Frequently Asked Questions
It's a ceiling Michelin engineered the casing toward, not a guarantee. Reaching it depends on inflation discipline, casing tracking, and a quality retread partner. Fleets that already track casing history and hold pressure can realistically hit three to four retreads; run-to-failure operations usually scrap good casings at one or two and waste the premium.
Michelin builds the retread with the same tread design and dual-layer compound technology as the new tire, through its 9-step Retread Technologies process to meet new-tire standards. That means the traction and rolling-resistance profile should carry across the casing's retread lives rather than degrading at the first recap, which is the usual compromise with generic caps.
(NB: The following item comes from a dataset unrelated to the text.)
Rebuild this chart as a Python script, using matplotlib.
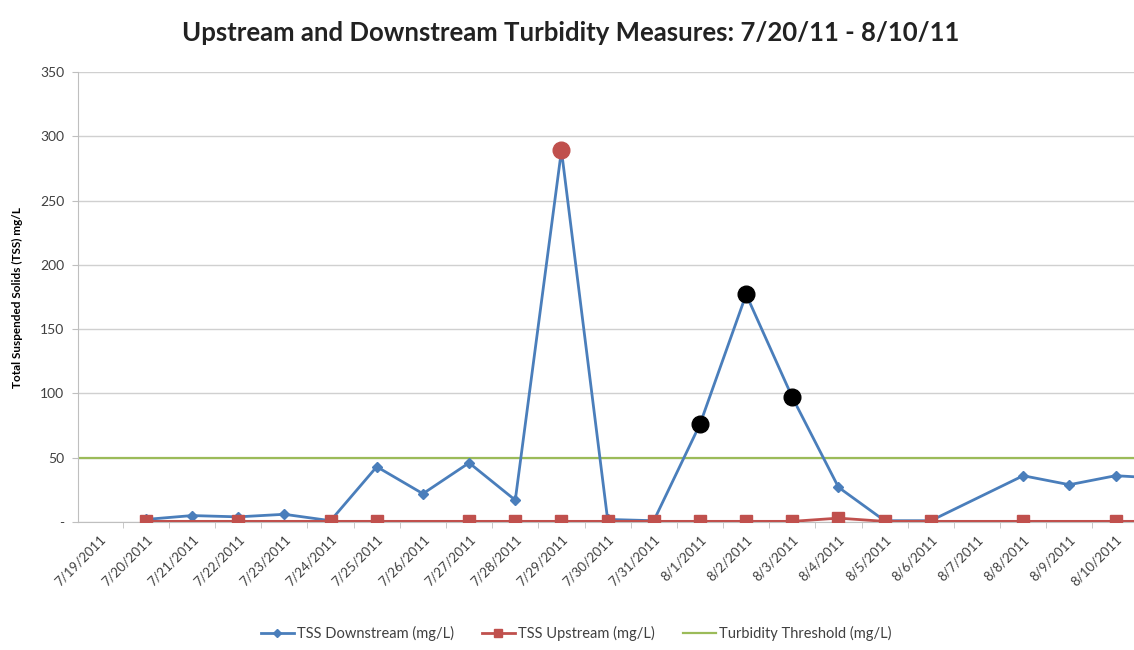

Only if your operation matches the assumptions. The 20% more miles and 20% lower rolling resistance are measured against Michelin's older XDN2, and the $550 annual fuel savings assumes four drive positions on a Class 8 tandem truck running 100,000 miles a year at $2.99 a gallon. Regional routes, fewer miles, or a different baseline tire all shift the math, so re-run it on your numbers.
The RFID chip stores casing data - mileage, repairs, retread count - so a fleet can track each casing's history instead of guessing at the retread station. It matters because the four-retread ceiling only works if you know which casing has how many lives left. Without that tracking, you'll scrap serviceable casings early and never reach the lifecycle savings.
They're a reason to favor a casing-life strategy and a vendor with stable capacity, not a reason to panic-buy. Bridgestone closed a Tennessee plant and Continental exited a segment in India, while carrier counts fell, so the field is consolidating. Getting four lives from one casing hedges a tightening market, but base the decision on your fleet's program readiness, not on closure headlines.